=== What the exercise asks ===
Everything from the first line of the data through the line with "values = [ods, srba, gross, cunek]" is to be echoed exactly, minus the pictures.

=== Entries shown ===
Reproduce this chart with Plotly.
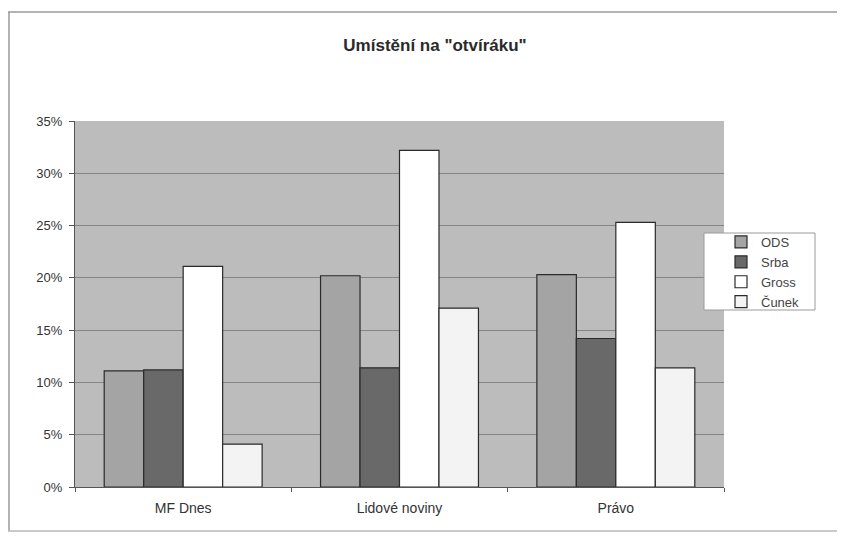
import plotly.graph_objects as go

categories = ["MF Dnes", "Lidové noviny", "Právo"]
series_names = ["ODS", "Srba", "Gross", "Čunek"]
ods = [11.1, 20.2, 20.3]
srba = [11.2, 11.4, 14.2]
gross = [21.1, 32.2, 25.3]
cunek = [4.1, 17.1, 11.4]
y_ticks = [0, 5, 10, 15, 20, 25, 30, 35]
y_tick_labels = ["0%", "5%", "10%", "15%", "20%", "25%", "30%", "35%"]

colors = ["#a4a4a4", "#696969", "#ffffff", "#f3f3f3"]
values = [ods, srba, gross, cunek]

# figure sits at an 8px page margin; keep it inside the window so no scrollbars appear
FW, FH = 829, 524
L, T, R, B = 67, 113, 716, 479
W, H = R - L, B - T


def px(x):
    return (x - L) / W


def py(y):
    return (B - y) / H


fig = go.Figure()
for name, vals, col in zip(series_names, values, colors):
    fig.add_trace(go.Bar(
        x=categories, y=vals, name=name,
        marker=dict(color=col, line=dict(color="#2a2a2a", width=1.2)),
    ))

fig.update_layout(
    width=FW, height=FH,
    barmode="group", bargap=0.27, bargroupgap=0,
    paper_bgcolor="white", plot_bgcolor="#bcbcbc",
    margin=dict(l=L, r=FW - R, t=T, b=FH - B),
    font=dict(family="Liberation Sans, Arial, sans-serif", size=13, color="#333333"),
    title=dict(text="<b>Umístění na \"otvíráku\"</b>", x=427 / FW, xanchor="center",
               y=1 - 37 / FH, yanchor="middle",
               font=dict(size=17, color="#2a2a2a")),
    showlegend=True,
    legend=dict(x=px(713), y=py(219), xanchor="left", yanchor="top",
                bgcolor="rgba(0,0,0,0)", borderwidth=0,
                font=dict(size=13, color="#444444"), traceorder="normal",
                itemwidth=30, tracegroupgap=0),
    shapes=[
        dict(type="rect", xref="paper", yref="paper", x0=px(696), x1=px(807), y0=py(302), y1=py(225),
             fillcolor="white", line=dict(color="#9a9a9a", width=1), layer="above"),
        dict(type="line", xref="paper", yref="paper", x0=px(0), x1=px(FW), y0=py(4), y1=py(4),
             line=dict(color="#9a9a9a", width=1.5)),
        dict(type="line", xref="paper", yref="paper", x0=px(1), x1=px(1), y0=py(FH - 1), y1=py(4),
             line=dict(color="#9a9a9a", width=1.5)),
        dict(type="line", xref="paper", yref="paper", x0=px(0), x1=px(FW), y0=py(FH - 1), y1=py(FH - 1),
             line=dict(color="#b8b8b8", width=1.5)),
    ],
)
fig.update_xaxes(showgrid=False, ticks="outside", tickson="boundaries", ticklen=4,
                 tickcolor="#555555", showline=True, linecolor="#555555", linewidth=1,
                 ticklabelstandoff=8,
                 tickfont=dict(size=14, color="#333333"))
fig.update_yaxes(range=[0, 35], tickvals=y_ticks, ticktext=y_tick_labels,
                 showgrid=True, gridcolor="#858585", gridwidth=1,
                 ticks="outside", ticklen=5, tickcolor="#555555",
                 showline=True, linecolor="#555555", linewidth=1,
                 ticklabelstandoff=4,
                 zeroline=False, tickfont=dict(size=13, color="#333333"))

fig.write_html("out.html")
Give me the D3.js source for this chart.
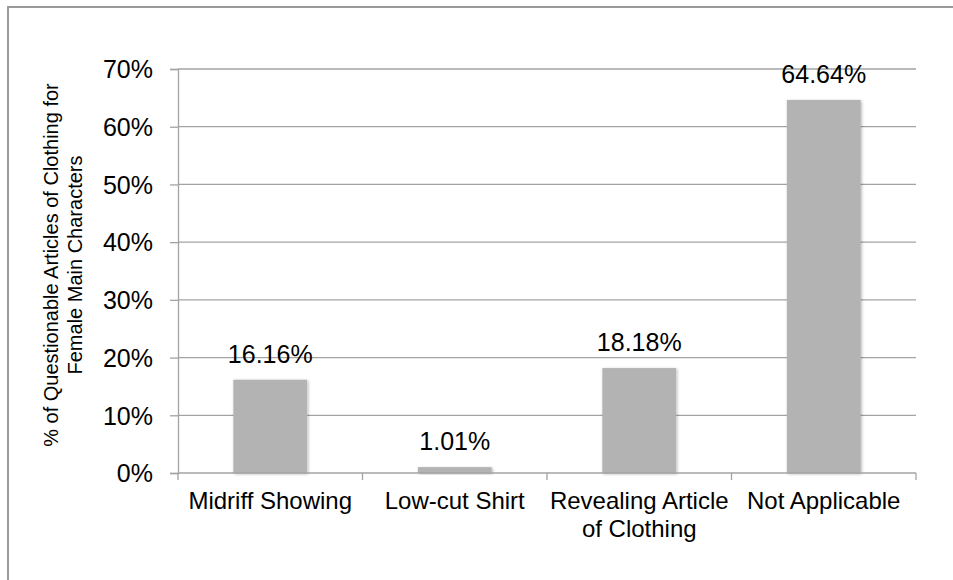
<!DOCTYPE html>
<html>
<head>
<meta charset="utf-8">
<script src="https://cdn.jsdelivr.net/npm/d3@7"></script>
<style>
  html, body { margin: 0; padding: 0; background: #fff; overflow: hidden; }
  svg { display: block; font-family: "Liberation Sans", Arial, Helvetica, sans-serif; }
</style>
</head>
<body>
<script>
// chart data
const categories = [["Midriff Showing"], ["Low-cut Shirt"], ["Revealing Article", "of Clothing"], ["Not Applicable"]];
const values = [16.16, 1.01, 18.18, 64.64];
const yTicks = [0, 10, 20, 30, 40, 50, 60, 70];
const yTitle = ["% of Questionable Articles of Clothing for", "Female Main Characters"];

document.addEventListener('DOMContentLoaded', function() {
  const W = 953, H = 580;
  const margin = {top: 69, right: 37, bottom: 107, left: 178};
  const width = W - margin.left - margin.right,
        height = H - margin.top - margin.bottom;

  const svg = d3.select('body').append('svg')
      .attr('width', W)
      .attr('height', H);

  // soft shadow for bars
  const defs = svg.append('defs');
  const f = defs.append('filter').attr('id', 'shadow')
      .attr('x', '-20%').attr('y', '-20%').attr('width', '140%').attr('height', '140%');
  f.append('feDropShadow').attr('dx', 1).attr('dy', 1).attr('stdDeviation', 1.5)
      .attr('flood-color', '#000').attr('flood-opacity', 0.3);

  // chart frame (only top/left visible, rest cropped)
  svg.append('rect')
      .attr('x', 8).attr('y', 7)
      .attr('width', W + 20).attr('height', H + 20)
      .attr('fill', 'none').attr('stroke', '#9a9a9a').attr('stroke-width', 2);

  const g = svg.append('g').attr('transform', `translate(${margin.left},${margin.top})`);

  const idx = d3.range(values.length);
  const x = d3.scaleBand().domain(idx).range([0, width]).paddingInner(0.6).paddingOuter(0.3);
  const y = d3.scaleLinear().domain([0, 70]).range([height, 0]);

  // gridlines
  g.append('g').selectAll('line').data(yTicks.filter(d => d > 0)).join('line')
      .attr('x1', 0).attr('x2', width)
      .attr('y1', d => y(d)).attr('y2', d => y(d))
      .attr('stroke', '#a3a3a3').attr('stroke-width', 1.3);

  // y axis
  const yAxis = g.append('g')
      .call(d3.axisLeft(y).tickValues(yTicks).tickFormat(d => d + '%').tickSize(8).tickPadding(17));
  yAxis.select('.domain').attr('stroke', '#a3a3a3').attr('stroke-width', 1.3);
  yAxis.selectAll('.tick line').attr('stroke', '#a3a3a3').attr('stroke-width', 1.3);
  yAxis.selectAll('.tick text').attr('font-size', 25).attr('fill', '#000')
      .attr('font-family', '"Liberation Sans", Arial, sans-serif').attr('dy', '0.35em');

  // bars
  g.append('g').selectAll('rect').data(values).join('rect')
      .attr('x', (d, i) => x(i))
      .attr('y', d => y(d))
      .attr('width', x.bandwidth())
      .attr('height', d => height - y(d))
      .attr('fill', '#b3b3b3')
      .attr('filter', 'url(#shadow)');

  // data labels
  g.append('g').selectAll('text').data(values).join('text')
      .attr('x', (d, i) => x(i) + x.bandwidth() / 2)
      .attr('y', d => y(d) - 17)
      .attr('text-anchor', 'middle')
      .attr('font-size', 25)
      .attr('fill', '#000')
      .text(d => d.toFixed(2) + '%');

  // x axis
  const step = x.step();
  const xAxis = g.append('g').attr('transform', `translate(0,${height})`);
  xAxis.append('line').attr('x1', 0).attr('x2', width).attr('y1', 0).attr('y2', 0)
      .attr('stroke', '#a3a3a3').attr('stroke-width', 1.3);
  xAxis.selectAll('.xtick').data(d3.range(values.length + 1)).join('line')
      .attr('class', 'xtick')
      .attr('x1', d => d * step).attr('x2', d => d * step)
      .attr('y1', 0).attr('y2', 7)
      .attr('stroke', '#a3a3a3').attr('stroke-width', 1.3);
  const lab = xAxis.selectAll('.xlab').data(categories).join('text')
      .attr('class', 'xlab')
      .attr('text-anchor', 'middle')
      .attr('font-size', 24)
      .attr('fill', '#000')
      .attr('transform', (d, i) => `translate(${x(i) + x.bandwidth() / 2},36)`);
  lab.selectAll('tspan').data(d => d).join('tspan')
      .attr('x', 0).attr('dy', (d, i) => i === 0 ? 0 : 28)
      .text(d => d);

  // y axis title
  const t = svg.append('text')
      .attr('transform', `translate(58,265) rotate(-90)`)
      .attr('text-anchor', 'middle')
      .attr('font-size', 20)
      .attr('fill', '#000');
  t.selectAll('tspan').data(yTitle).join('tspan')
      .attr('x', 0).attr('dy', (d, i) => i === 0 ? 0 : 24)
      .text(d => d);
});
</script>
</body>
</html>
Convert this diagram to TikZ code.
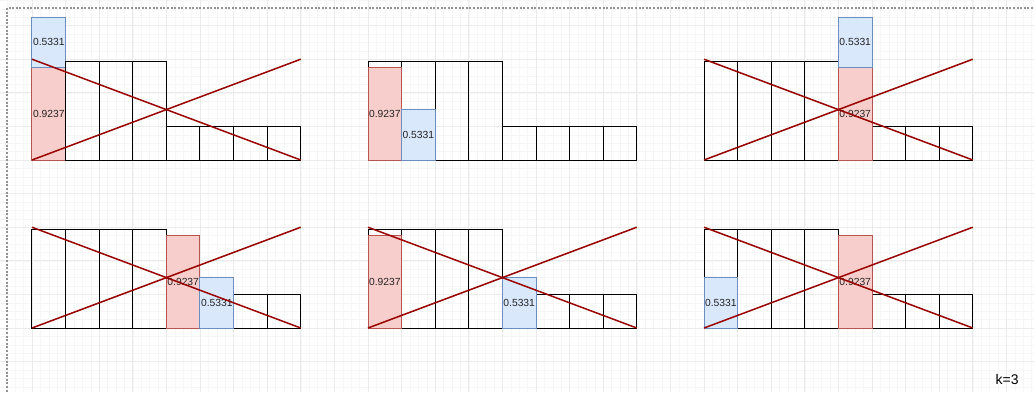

=== Result of the task ===
Reproduce this chart with Plotly.
import plotly.graph_objects as go

categories = ["MF Dnes", "Lidové noviny", "Právo"]
series_names = ["ODS", "Srba", "Gross", "Čunek"]
ods = [11.1, 20.2, 20.3]
srba = [11.2, 11.4, 14.2]
gross = [21.1, 32.2, 25.3]
cunek = [4.1, 17.1, 11.4]
y_ticks = [0, 5, 10, 15, 20, 25, 30, 35]
y_tick_labels = ["0%", "5%", "10%", "15%", "20%", "25%", "30%", "35%"]

colors = ["#a4a4a4", "#696969", "#ffffff", "#f3f3f3"]
values = [ods, srba, gross, cunek]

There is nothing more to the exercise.